Instruction:
Skip the pictures and extract all of the lines exactly as written.

Source material:
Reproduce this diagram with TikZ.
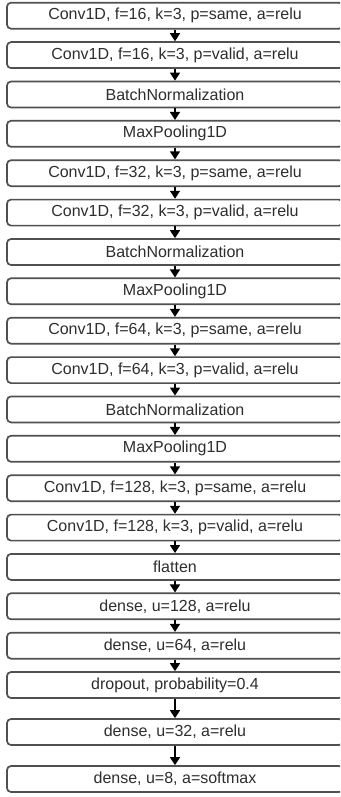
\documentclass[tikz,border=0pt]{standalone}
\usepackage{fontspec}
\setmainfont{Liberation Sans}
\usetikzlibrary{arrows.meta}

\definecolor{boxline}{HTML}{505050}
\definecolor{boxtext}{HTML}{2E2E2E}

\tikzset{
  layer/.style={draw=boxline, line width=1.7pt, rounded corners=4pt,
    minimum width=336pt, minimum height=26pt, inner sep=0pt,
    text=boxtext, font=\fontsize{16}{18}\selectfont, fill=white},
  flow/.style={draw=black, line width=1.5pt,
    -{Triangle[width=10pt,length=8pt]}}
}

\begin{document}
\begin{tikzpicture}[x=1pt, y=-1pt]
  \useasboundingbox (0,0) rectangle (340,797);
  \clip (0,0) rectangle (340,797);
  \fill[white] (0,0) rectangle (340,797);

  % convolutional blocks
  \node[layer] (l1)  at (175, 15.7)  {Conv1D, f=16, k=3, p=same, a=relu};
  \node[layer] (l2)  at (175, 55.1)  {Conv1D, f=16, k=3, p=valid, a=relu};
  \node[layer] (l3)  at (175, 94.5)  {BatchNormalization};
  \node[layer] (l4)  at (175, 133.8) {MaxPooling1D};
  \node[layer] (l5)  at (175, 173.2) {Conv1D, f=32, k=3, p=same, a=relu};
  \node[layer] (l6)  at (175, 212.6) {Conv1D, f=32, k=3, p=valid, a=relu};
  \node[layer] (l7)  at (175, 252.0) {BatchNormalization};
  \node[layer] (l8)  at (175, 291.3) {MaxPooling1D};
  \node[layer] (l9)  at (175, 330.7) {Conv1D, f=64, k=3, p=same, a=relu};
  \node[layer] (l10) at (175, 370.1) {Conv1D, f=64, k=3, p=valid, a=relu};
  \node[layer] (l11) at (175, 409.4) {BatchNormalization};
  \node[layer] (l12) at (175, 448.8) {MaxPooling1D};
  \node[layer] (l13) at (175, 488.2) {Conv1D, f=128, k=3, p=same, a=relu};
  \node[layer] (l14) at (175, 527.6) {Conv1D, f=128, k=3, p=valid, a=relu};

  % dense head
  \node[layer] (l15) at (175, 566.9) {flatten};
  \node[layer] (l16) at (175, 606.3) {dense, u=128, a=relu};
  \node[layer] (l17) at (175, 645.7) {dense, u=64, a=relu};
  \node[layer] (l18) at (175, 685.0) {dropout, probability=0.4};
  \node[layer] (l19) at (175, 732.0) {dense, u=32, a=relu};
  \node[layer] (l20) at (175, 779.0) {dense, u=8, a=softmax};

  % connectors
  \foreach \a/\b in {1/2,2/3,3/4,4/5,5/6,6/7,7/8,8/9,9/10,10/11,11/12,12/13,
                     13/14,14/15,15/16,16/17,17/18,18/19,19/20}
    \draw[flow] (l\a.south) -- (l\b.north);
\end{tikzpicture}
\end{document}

The response:
Reproduce this diagram with TikZ.
\documentclass[tikz,border=0pt]{standalone}
\usepackage{fontspec}
\setmainfont{Liberation Sans}
\usetikzlibrary{arrows.meta}

\definecolor{boxline}{HTML}{505050}
\definecolor{boxtext}{HTML}{2E2E2E}

\tikzset{
  layer/.style={draw=boxline, line width=1.7pt, rounded corners=4pt,
    minimum width=336pt, minimum height=26pt, inner sep=0pt,
    text=boxtext, font=\fontsize{16}{18}\selectfont, fill=white},
  flow/.style={draw=black, line width=1.5pt,
    -{Triangle[width=10pt,length=8pt]}}
}

\begin{document}
\begin{tikzpicture}[x=1pt, y=-1pt]
  \useasboundingbox (0,0) rectangle (340,797);
  \clip (0,0) rectangle (340,797);
  \fill[white] (0,0) rectangle (340,797);

  % convolutional blocks
  \node[layer] (l1)  at (175, 15.7)  {Conv1D, f=16, k=3, p=same, a=relu};
  \node[layer] (l2)  at (175, 55.1)  {Conv1D, f=16, k=3, p=valid, a=relu};
  \node[layer] (l3)  at (175, 94.5)  {BatchNormalization};
  \node[layer] (l4)  at (175, 133.8) {MaxPooling1D};
  \node[layer] (l5)  at (175, 173.2) {Conv1D, f=32, k=3, p=same, a=relu};
  \node[layer] (l6)  at (175, 212.6) {Conv1D, f=32, k=3, p=valid, a=relu};
  \node[layer] (l7)  at (175, 252.0) {BatchNormalization};
  \node[layer] (l8)  at (175, 291.3) {MaxPooling1D};
  \node[layer] (l9)  at (175, 330.7) {Conv1D, f=64, k=3, p=same, a=relu};
  \node[layer] (l10) at (175, 370.1) {Conv1D, f=64, k=3, p=valid, a=relu};
  \node[layer] (l11) at (175, 409.4) {BatchNormalization};
  \node[layer] (l12) at (175, 448.8) {MaxPooling1D};
  \node[layer] (l13) at (175, 488.2) {Conv1D, f=128, k=3, p=same, a=relu};
  \node[layer] (l14) at (175, 527.6) {Conv1D, f=128, k=3, p=valid, a=relu};

  % dense head
  \node[layer] (l15) at (175, 566.9) {flatten};
  \node[layer] (l16) at (175, 606.3) {dense, u=128, a=relu};
  \node[layer] (l17) at (175, 645.7) {dense, u=64, a=relu};
  \node[layer] (l18) at (175, 685.0) {dropout, probability=0.4};
  \node[layer] (l19) at (175, 732.0) {dense, u=32, a=relu};
  \node[layer] (l20) at (175, 779.0) {dense, u=8, a=softmax};

  % connectors
  \foreach \a/\b in {1/2,2/3,3/4,4/5,5/6,6/7,7/8,8/9,9/10,10/11,11/12,12/13,
                     13/14,14/15,15/16,16/17,17/18,18/19,19/20}
    \draw[flow] (l\a.south) -- (l\b.north);
\end{tikzpicture}
\end{document}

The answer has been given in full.